Last night I watched a recorded show with audio over toslink for the first time since grabbing 224. Every 5 seconds, there was a "pop" in the audio. Pausing, skipping forward/backward, stopping/restarting seemed to have no effect once normal playback resumed: the pop never went away. Live TV over toslink did not exhibit this behavior, and neither did the audio over RCA when watching a recorded show.

I didn't feel like experimenting last night, so I don't know if it happens in every case. I do remember that another show was recording at the same time I noticed this problem.
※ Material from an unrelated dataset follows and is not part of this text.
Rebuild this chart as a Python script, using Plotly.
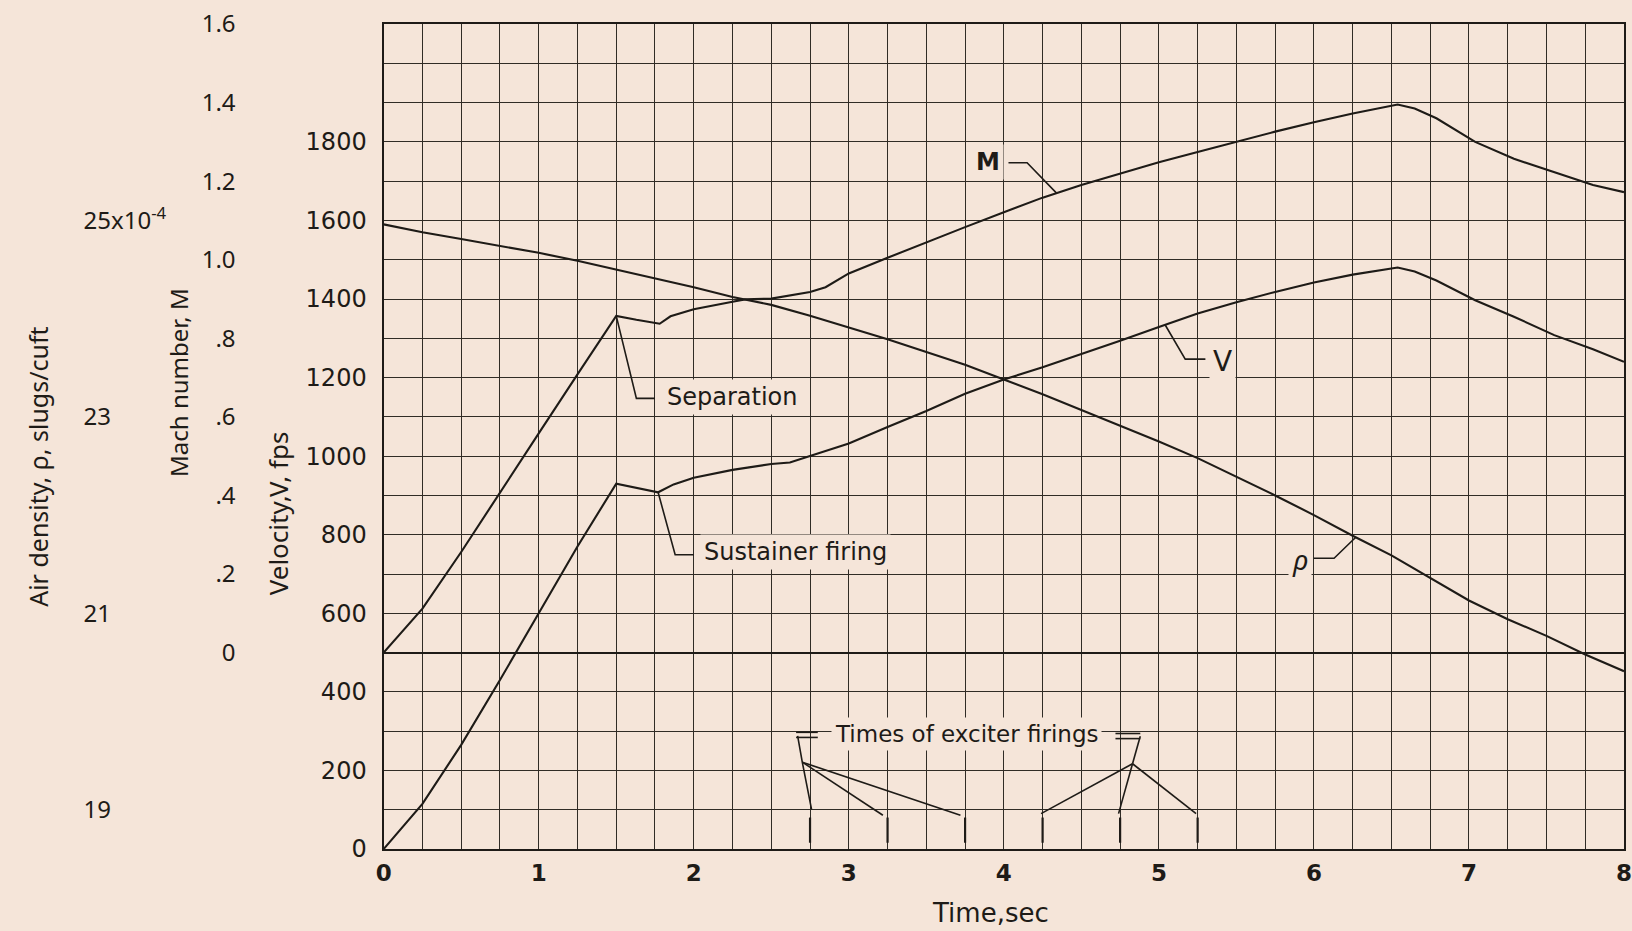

Has anyone else seen similar behavior?


----------



## Paradox-sj (Dec 15, 2004)

Not sure if it is the same POP you get but I get it every time I turn on my 942 and it is only connected to the TV via RCA jacks


----------



## primo (Apr 29, 2005)

I also use Toslink cables but have not heard the "popping" sound you mention. Have you tried swapping out the cables yet?


----------



## Moridin (Mar 22, 2005)

primo said:


> I also use Toslink cables but have not heard the "popping" sound you mention. Have you tried swapping out the cables yet?


No, because it was only happening on playing back a recording. Live TV didn't exhibit the behavior.


----------



## primo (Apr 29, 2005)

Hmmm... ok, did it happen on recordings from other channels too or just one? HD or SD?


----------



## Moridin (Mar 22, 2005)

primo said:


> Hmmm... ok, did it happen on recordings from other channels too or just one? HD or SD?


The two channels that I tried were both SD. I'll try some more testing this weekend. Last night I just felt like watching a movie, so I don't have a ton of data.


----------



## Moridin (Mar 22, 2005)

A soft reboot made the popping noise when watching pre-recorded SD events (never happened on pre-recorded HD events) go away. I haven't seen it again since the reboot.


----------



## BobMurdoch (Apr 24, 2002)

Once again, a reboot saves the day..... I've been doing hard reboots when I go to bed at night to flush out any anomalies and it has been behaving a little better since I started doing this............


----------



## dparker (May 11, 2005)

I had this problem and I think I narrowed the cause down to playing back a DD5.1 using tuner 2 and not tuner 1. It seems that only tuner 1 can support DD5.1. I noticed this because my receiver lights up the discrete channels that are being used.


----------